CPO prices have picked up significantly since October 2019 due to demand growth which has outstripped production
by NUR HAZIQAH A MALEK/ pic by BERNAMA
THE palm oil sector’s outlook is rated ‘Stable’, with the average crude palm oil (CPO) prices is expected to be higher next year, according to Fitch Ratings Inc.
Fitch director Akash Gupta said the CPO prices have picked up significantly since October 2019 due to demand growth which has outstripped production in recent months.
The Malaysian Reserve (TMR) reported on Monday that analysts have predicted the prices to extend between RM2,700 and RM2,800 per tonne until early next year.
Based on the Malaysian Palm Oil Board (MPOB) website, the locally delivered CPO was traded at an average price of RM2,587 per tonne on Nov 26, 2019.
“Fitch forecasts this improving demand-supply balance to push the average CPO price higher in 2020.

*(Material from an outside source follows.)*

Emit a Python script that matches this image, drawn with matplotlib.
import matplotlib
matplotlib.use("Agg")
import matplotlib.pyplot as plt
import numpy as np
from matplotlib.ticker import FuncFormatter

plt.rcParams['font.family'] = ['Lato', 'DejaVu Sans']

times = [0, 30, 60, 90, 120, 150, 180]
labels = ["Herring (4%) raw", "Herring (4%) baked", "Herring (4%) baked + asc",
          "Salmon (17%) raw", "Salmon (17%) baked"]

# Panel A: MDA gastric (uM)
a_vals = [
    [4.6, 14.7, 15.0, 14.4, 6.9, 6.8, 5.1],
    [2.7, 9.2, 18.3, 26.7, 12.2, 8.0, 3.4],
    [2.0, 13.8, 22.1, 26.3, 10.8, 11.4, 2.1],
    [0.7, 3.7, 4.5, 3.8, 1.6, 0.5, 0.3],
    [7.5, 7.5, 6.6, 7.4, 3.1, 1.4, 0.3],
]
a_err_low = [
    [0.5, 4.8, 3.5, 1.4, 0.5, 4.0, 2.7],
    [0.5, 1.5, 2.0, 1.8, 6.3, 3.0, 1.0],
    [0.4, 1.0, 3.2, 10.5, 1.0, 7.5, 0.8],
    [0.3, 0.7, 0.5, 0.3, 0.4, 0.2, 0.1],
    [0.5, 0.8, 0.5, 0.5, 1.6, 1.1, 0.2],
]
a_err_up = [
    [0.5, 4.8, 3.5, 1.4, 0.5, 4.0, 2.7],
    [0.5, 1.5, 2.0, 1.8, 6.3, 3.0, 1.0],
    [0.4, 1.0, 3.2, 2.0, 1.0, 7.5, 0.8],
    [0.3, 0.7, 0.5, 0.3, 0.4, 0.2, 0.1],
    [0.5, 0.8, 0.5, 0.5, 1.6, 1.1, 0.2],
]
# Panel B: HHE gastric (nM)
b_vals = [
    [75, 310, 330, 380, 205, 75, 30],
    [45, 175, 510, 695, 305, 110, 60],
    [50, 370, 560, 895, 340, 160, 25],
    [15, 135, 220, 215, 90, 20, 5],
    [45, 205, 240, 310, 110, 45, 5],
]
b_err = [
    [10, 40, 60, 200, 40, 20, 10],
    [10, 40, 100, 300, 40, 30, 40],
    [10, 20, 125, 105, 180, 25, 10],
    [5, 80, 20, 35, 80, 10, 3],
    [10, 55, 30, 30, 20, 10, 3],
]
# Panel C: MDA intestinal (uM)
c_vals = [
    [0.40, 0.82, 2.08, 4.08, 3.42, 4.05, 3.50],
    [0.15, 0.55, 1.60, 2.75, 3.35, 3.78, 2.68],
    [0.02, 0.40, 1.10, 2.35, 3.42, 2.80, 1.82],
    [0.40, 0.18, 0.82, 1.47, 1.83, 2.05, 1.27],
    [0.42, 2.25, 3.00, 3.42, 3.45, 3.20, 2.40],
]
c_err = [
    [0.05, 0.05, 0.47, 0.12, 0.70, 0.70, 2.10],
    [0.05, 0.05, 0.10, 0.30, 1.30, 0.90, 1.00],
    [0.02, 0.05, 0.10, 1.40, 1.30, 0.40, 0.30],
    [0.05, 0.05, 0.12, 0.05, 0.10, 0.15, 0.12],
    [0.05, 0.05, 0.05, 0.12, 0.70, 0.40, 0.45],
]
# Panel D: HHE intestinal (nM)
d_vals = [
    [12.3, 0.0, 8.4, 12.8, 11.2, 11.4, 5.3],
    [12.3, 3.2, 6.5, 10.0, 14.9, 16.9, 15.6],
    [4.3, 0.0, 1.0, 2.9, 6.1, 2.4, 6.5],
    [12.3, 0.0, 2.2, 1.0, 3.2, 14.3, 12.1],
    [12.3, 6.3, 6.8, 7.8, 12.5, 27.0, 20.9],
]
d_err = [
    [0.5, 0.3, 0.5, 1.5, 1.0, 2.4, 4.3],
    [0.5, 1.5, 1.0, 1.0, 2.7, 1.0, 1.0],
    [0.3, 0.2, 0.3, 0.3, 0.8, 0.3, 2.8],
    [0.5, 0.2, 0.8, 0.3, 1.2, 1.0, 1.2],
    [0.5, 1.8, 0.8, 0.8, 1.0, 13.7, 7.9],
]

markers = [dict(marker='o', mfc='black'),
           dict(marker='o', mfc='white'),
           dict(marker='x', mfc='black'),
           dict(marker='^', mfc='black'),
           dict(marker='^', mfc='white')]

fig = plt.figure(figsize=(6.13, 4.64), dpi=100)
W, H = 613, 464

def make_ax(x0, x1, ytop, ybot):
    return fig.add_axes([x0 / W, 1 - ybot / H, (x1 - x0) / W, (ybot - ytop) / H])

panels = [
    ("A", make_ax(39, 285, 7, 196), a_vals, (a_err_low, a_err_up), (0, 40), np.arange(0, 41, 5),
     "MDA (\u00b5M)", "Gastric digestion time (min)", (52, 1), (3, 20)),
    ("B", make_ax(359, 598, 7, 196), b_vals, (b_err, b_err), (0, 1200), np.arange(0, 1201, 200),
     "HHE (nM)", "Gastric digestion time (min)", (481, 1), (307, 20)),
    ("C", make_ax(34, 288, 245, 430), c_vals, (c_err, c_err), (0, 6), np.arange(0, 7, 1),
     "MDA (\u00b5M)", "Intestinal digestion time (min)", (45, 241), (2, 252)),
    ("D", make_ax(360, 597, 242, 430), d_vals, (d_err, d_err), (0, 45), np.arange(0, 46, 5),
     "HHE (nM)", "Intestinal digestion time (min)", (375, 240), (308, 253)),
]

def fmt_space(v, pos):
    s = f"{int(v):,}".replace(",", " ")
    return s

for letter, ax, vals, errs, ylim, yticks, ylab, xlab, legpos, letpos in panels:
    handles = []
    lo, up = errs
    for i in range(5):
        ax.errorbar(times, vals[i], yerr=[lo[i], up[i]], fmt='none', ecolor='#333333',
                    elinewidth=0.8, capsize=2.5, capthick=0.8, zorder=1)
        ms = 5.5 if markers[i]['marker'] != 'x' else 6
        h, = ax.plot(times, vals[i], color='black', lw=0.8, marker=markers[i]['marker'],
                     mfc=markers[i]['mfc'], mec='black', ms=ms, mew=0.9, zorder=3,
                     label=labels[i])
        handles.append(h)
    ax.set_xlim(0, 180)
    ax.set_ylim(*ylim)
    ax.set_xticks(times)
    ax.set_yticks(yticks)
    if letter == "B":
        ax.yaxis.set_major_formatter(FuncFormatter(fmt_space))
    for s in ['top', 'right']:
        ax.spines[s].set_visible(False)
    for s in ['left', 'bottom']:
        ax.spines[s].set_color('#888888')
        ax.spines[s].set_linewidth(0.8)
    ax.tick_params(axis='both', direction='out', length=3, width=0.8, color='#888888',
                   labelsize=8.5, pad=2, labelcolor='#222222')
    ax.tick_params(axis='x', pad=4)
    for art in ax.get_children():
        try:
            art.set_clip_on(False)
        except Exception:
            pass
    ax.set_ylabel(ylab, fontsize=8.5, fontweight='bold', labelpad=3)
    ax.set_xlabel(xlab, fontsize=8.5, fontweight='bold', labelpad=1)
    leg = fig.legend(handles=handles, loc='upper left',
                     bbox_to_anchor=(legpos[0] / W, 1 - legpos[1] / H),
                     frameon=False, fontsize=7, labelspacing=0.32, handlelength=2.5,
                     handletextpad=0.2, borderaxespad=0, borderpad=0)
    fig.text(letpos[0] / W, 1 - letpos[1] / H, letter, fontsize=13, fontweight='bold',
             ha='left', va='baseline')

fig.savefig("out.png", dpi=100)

“This will drive higher Ebitda and lower leverage for palm oil companies, but the credit profiles of rated companies are unlikely to change significantly as other risks remain,” Gupta said in a note yesterday.
“We expect the demand-supply balance to continue to improve. Higher prices should enable companies to boost earnings and reduce leverage, although larger investments and dividends could keep free cashflow (FCF) negative,” the ratings agency said.
Fitch added that with the FCF to remain negative, leverage ratios are expected to be lower next year, which will result in higher debt.
“Higher Ebitda should be driven by better prices for CPO and refined oils, with output likely to be stagnant or decline.
“Operating costs should continue to rise, mainly on account on labour wage increases, but we expect better price realisations to result in wider Ebitda margins,” it said.
The company also said the wider Ebitda margins and lower leverage means companies focusing on upstream operations will benefit more.
“This is because most of the value and price-related risk is captured by the upstream operations, while refining usually earns more stable and significantly thinner margins,” it said.
The benefit from Ebitda, however, will be partially offset by higher investments in working capitals due to revenue rise and potentially higher dividends on an improved earnings outlook.
“Capital expenditure may also increase if companies choose to accelerate replanting or increase processing capacity.
“We, therefore, estimate FCF to remain negative, although outflow levels are likely to decline. However, positive FCF for producers is probable if CPO prices jump sharply,” it said.
The ratings agency also added that there has been no significant acquisition-related outflows during the year, and therefore, there has been no anticipation for a jump next year.
However, acquisitions remain a longer-term risk given the limited availability of unplanted land for companies to expand.
Meanwhile, it also expected ratings to remain ‘Stable’, following the downgrades of Sime Darby Plantation Bhd (SDP) and PT Sawit Sumbermas Sarana Tbk (SSMS), both down to BBB and Brespectively.
“SDP’s rating factors in deleveraging over the next two years due to higher Ebitda and inflows from asset disposals, but these sales may be delayed by unfavourable market conditions.
“SSMS, which focuses on the upstream segment, should benefit materially from higher prices. However, losses at other businesses and outflows from related-party transactions could continue to exert pressure on cashflow,” it said.